I doubt that anyone will ever match the balanced stridency and sentimentality that Jonathan Richman’s song “Give Paris One More Chance” manages as a bursting, corny catalog of everything right about “the home of Piaf and Chevalier,” but Avenue Montaigne takes a crack. The film's helmed by Danièle Thompson, a relative latecomer to direction but a professional screenwriter since 1966, with a resume that covers all of subsequent popular French cinema. I mean popular, not acclaimed: she had a hand in the eighties teen romp La Boum, the generational impact of which in France was at the seismic level of John Hughes—if you think, based on the art-house stuff that makes it stateside, that the average French moviegoer is a creature of immaculate, elevated taste, think again.
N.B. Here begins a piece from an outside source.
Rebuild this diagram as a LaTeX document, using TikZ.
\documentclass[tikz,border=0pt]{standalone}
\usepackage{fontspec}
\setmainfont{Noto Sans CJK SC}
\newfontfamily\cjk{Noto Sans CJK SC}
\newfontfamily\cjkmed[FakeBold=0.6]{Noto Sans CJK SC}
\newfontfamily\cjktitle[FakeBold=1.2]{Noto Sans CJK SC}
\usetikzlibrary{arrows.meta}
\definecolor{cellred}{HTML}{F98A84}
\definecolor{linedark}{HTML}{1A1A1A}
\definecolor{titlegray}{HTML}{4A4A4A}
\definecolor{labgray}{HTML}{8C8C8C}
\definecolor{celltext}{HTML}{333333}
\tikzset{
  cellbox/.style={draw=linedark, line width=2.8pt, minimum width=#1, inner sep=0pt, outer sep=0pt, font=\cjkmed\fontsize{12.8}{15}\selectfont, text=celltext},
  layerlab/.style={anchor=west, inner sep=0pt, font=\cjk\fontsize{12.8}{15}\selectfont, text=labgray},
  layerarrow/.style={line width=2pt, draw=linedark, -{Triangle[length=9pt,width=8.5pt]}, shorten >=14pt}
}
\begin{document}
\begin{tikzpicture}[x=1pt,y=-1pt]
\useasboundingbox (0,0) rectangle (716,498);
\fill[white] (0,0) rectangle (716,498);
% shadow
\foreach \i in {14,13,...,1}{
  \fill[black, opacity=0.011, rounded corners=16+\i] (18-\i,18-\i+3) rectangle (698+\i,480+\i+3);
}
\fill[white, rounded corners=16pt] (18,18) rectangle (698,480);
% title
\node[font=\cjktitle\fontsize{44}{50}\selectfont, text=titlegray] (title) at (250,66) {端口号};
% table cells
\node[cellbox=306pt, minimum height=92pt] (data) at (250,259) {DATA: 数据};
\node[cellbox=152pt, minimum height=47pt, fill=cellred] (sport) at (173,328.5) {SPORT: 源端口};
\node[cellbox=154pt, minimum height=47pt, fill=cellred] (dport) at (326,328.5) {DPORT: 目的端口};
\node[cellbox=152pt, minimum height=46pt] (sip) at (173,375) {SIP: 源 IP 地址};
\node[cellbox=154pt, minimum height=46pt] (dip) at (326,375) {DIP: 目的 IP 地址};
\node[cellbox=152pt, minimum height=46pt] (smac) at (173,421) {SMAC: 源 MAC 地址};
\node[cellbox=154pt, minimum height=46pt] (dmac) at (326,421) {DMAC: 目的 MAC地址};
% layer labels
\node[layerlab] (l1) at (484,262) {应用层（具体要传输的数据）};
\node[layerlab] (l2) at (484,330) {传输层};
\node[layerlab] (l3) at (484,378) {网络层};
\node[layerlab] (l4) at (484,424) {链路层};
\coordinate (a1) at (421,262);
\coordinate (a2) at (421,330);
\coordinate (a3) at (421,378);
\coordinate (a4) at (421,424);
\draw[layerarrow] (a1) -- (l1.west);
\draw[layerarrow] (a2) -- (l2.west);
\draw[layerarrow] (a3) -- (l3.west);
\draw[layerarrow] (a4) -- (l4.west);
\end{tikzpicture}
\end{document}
Having worked at a video store, I can testify that La Boum still out-rents Claire Denis films by a 1000:1 margin among Francophones.
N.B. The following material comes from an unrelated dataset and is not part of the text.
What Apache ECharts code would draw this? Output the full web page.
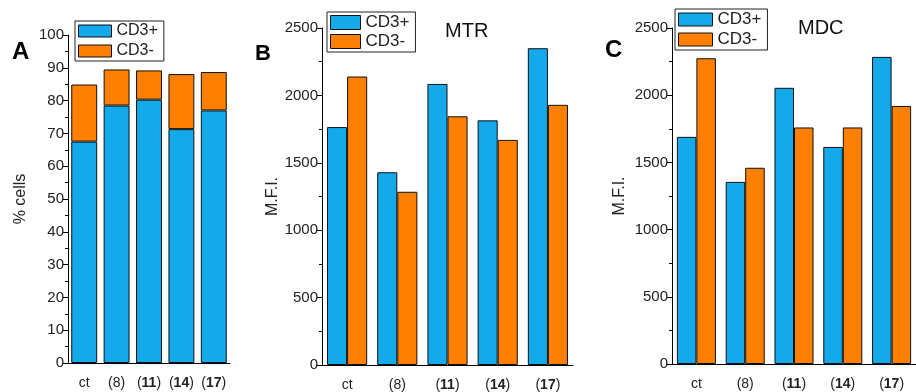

Gamine Jessica (Cécile de France) hits Paris fresh from Burgundy, where she's been looking in on her grandmother (Suzanne Flon). Once arrived, she finds work at the Café des Arts, a brasserie which draws a brisk business from show folk at the adjacent Théâtre des Champs-Élysées (that the Café is a last anachronistic holdover in a neighborhood given over to expensive boutiques deeper establishes the movie's keen nostalgia). Going about her duties, our girl finds herself brushing up against a host of artists and aesthetes, all of them poised at important life junctions: Jean-Francois (Albert Dupontel), a concert pianist whose aversion to the ceremonial strictures of the tour circuit has reached breaking point, and his despairing manager/ wife (Laura Morante); Jacques (Claude Brasseur), an aging and secretly stricken art collector preparing to set his life's work on the auction block, at odds with his professor son (Christopher Thompson, the director’s son, who co-wrote the script); Catherine (Valérie Lemercier), an already spread-thin TV actress getting ready to open a Feydeau production and feverishly selling herself to play Simone de Beauvoir for a high-profile American director (Sydney Pollack), this when not stealing naps with a close-to-retirement concierge (chanteuse-actress Dani) steeped in decades of backstage lore.
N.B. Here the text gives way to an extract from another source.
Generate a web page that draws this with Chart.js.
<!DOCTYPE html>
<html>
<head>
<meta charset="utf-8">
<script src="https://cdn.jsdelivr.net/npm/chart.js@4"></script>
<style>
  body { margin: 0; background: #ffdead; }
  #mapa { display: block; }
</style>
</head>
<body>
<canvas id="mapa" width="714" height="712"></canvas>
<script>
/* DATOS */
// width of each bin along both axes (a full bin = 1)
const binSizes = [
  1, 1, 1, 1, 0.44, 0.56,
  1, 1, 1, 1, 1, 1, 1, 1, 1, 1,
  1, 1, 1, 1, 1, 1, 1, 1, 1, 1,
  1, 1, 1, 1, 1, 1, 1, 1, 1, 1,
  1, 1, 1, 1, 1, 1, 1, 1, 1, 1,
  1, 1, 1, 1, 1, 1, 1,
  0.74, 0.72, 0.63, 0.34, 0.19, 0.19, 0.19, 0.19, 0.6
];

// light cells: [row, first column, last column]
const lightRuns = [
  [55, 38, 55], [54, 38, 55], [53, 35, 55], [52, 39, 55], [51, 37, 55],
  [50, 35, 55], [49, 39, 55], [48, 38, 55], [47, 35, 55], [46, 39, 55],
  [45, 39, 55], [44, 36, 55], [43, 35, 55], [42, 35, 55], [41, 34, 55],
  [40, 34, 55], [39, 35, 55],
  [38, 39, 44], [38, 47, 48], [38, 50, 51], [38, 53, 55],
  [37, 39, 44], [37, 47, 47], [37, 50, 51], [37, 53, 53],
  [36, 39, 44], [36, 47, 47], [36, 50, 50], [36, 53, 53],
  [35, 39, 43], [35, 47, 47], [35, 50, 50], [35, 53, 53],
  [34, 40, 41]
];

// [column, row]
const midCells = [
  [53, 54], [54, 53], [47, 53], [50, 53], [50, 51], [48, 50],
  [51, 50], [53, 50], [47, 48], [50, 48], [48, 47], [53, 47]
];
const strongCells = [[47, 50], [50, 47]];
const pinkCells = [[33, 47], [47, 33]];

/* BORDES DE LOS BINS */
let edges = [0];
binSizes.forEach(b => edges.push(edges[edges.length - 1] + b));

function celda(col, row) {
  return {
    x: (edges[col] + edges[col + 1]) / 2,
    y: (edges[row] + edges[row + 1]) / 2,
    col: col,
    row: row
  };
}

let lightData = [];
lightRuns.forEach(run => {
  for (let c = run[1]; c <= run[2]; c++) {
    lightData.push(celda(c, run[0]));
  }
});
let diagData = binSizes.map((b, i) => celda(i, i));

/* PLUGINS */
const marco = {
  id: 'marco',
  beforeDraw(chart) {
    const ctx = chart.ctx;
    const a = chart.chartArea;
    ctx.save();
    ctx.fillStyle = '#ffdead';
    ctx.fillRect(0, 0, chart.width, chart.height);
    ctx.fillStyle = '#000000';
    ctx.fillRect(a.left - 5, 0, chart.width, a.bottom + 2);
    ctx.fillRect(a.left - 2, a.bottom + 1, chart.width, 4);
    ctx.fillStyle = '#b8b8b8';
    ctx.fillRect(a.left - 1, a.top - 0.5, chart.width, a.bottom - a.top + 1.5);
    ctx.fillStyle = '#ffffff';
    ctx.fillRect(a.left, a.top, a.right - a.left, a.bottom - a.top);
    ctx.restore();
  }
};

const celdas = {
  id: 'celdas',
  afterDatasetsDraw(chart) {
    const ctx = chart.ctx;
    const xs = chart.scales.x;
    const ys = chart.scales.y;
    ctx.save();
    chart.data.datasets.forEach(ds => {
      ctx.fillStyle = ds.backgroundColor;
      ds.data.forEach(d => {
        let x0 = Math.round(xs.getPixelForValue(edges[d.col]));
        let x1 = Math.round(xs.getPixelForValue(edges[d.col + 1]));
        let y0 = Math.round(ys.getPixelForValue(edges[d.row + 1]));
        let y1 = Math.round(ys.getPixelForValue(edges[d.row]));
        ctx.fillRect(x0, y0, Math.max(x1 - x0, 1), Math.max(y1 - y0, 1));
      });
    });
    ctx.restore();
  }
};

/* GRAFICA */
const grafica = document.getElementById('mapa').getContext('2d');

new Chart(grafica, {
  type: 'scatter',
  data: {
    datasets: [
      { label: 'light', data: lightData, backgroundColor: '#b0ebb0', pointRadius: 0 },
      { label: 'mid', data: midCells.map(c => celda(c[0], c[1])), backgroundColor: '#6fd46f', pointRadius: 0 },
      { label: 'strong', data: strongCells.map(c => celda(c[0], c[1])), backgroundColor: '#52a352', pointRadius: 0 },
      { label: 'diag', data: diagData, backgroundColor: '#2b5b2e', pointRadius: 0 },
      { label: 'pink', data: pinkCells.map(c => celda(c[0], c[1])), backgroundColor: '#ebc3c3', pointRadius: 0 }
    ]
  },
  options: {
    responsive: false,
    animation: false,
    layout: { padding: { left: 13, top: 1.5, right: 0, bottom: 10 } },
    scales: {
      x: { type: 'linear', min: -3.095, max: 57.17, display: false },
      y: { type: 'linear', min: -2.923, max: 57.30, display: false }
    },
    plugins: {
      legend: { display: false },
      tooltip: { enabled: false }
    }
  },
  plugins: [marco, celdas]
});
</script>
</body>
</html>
Thompson keeps her cast crisscrossing as three concurrent big nights approach: Jean-Francois's concert, Jacques's auction, and Catherine's opening night. If everything doesn't get nicely bundled up by the time the credits descend, at least everyone seems marginally happier. The movie—relentlessly namedropping, soundtrack laced with Aznavour, Gilbert Bécaud—invests heavily in the idea of eternal Parisian glamour and creative fecundity; an early sense of continuum is established between Jessica and her grandmother, who predicts Jessica's adventure by incessant talk of her own younger days, spent basking in the cosmopolitan aura. Some poignancy comes with the presence of Flon, a six-decade stage and screen veteran, who died shortly after shooting; the film is dedicated to her, and though her role is small, her potent hardscrabble backstory and inherent air of history suffuses the film. She gets the movie’s last lines, a shamelessly sentimental coda that must be accepted as a curtain call.

Avenue Montaigne was chosen as France's representative for the 2006 Oscars, which seems proper; it’s nobody's idea of a masterpiece, but it shows off Paris in a faintly enchanted light that could make Parisians proud, and make others want to visit. The craftsmanship is unexceptional, with the use of Scope particularly inexplicable, and the film’s finally more pleasant than funny—you could call it fluff and you'd be right. But it stays within its own modest boundaries, so why get peevish? Thompson's relaxed, tender way with actors helps: Cécile de France knows that all she has to do is smile, and she does her part dazzlingly.